[Stored data entries]
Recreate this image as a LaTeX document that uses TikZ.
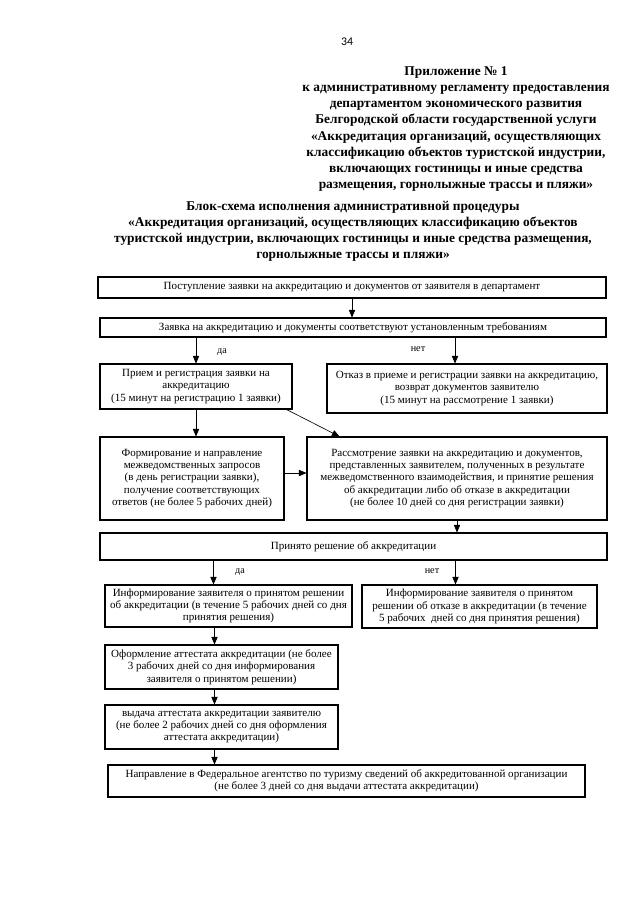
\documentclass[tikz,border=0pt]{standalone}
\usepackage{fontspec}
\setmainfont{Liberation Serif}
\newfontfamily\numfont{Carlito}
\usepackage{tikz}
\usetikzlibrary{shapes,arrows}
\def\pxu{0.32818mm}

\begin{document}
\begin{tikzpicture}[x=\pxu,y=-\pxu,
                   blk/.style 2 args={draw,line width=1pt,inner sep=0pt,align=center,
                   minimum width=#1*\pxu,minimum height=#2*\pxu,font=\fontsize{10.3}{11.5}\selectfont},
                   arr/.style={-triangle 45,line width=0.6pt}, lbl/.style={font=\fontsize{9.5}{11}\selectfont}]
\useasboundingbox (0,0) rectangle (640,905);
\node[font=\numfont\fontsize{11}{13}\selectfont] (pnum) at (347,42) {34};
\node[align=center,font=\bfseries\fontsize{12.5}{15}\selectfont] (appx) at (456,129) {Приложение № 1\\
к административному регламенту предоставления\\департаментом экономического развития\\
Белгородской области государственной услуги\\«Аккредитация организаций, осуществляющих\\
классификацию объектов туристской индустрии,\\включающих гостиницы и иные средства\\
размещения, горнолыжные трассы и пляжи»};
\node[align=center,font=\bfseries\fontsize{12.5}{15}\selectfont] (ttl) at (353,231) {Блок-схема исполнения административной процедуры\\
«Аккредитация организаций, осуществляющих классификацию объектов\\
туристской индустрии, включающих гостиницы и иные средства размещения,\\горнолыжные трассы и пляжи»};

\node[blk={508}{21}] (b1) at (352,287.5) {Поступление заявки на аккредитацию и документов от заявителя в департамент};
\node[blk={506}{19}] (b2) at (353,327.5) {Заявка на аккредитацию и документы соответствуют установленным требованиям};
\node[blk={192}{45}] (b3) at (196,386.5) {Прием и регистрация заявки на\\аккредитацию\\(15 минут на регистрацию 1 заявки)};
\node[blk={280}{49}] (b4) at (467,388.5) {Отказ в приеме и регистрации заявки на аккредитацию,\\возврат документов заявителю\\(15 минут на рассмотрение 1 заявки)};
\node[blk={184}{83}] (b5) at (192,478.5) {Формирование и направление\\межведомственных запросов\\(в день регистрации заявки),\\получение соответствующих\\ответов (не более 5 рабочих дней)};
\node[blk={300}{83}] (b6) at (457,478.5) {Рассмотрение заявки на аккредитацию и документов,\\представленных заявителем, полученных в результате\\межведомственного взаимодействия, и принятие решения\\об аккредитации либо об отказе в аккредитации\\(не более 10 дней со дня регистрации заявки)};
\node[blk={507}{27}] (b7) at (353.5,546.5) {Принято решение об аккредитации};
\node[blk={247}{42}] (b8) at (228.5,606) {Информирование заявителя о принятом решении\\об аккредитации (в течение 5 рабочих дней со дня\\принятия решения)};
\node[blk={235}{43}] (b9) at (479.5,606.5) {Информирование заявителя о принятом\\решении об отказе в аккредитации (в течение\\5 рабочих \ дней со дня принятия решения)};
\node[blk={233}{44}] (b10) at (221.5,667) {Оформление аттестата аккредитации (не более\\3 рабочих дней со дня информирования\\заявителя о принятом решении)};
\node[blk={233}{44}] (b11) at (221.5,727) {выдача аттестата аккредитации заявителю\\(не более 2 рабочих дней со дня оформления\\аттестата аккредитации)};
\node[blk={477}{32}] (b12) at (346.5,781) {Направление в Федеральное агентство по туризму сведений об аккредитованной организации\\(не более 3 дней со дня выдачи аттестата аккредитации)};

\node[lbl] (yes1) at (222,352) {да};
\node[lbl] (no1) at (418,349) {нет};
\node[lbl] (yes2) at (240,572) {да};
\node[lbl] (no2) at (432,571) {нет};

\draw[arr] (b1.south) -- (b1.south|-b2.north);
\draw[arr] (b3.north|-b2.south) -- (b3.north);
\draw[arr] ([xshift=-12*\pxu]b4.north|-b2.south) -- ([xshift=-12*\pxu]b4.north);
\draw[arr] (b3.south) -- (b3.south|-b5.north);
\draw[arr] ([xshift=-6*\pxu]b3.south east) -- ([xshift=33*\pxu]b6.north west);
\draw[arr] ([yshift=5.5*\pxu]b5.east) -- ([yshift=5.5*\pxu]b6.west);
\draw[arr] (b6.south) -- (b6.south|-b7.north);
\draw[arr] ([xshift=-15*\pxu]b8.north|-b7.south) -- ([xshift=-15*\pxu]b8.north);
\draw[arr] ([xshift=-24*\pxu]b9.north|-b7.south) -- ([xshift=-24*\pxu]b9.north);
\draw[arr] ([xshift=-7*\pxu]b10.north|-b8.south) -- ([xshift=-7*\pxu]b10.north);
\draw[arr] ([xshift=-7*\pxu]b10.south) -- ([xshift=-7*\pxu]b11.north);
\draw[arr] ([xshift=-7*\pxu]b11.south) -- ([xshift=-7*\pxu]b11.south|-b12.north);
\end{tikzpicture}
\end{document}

...

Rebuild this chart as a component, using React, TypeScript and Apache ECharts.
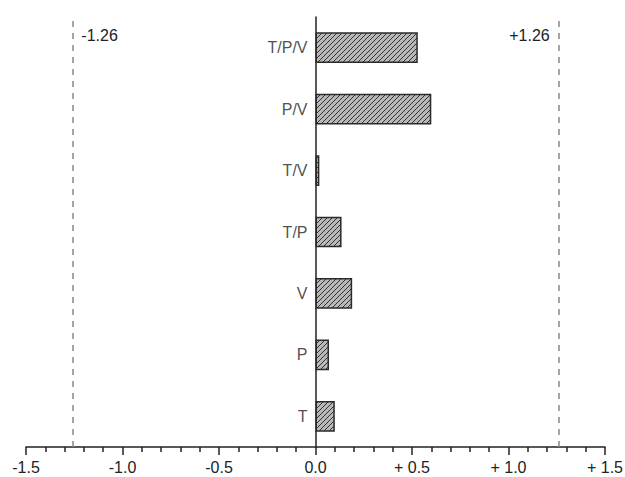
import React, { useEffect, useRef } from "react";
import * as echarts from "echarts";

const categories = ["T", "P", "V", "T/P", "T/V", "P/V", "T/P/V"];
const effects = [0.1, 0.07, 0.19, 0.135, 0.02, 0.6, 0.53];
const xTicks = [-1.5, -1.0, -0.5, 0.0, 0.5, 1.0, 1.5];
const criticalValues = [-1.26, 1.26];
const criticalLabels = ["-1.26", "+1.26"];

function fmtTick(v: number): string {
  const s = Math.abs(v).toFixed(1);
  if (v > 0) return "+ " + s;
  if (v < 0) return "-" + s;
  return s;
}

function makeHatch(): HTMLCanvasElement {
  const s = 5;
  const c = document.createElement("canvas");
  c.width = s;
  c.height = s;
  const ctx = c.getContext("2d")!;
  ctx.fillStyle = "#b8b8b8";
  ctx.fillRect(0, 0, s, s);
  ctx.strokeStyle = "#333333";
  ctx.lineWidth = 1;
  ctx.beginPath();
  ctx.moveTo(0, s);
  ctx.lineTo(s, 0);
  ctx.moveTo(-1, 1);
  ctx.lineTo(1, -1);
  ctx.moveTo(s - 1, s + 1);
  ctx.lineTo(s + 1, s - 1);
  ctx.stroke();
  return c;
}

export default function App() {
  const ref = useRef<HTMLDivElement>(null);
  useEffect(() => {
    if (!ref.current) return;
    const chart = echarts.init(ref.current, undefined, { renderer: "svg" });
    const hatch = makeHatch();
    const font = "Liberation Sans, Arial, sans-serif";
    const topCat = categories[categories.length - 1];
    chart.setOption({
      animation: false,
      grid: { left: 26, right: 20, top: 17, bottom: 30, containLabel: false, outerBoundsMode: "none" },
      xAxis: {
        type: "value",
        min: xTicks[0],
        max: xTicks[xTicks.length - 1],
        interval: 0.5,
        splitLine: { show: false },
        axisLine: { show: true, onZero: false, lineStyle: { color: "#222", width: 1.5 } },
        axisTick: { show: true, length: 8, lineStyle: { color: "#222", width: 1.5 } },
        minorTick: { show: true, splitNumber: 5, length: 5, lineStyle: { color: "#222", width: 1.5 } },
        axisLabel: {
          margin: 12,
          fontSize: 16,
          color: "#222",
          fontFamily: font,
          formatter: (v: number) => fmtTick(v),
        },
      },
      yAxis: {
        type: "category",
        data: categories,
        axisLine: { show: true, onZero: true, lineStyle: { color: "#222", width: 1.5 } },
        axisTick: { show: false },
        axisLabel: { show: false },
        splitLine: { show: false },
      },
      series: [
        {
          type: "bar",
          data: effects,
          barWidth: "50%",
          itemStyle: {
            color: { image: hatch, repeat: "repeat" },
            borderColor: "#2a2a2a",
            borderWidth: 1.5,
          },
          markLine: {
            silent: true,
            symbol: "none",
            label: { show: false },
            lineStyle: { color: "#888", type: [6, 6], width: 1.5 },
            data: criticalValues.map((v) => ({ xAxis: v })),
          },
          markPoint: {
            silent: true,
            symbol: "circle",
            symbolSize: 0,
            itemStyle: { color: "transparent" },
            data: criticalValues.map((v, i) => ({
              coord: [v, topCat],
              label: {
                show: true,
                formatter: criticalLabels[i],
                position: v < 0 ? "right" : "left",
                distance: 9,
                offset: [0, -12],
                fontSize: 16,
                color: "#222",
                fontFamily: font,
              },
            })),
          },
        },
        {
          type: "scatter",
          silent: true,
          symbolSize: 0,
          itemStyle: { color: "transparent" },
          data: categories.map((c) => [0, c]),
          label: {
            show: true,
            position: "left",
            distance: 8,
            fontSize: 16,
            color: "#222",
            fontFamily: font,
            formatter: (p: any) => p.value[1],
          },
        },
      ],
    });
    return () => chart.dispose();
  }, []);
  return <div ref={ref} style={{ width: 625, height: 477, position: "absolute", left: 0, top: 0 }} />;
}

▶ [Exercise instructions] Transcribe, exactly as written, the lines starting at the one with "Recreate this image" and ending at the one with "туристской индустрии, включающих", and nothing more. Pictures are not part of the copy.

▶ [Correct output]
Recreate this image as a LaTeX document that uses TikZ.
\documentclass[tikz,border=0pt]{standalone}
\usepackage{fontspec}
\setmainfont{Liberation Serif}
\newfontfamily\numfont{Carlito}
\usepackage{tikz}
\usetikzlibrary{shapes,arrows}
\def\pxu{0.32818mm}

\begin{document}
\begin{tikzpicture}[x=\pxu,y=-\pxu,
                   blk/.style 2 args={draw,line width=1pt,inner sep=0pt,align=center,
                   minimum width=#1*\pxu,minimum height=#2*\pxu,font=\fontsize{10.3}{11.5}\selectfont},
                   arr/.style={-triangle 45,line width=0.6pt}, lbl/.style={font=\fontsize{9.5}{11}\selectfont}]
\useasboundingbox (0,0) rectangle (640,905);
\node[font=\numfont\fontsize{11}{13}\selectfont] (pnum) at (347,42) {34};
\node[align=center,font=\bfseries\fontsize{12.5}{15}\selectfont] (appx) at (456,129) {Приложение № 1\\
к административному регламенту предоставления\\департаментом экономического развития\\
Белгородской области государственной услуги\\«Аккредитация организаций, осуществляющих\\
классификацию объектов туристской индустрии,\\включающих гостиницы и иные средства\\
размещения, горнолыжные трассы и пляжи»};
\node[align=center,font=\bfseries\fontsize{12.5}{15}\selectfont] (ttl) at (353,231) {Блок-схема исполнения административной процедуры\\
«Аккредитация организаций, осуществляющих классификацию объектов\\
туристской индустрии, включающих гостиницы и иные средства размещения,\\горнолыжные трассы и пляжи»};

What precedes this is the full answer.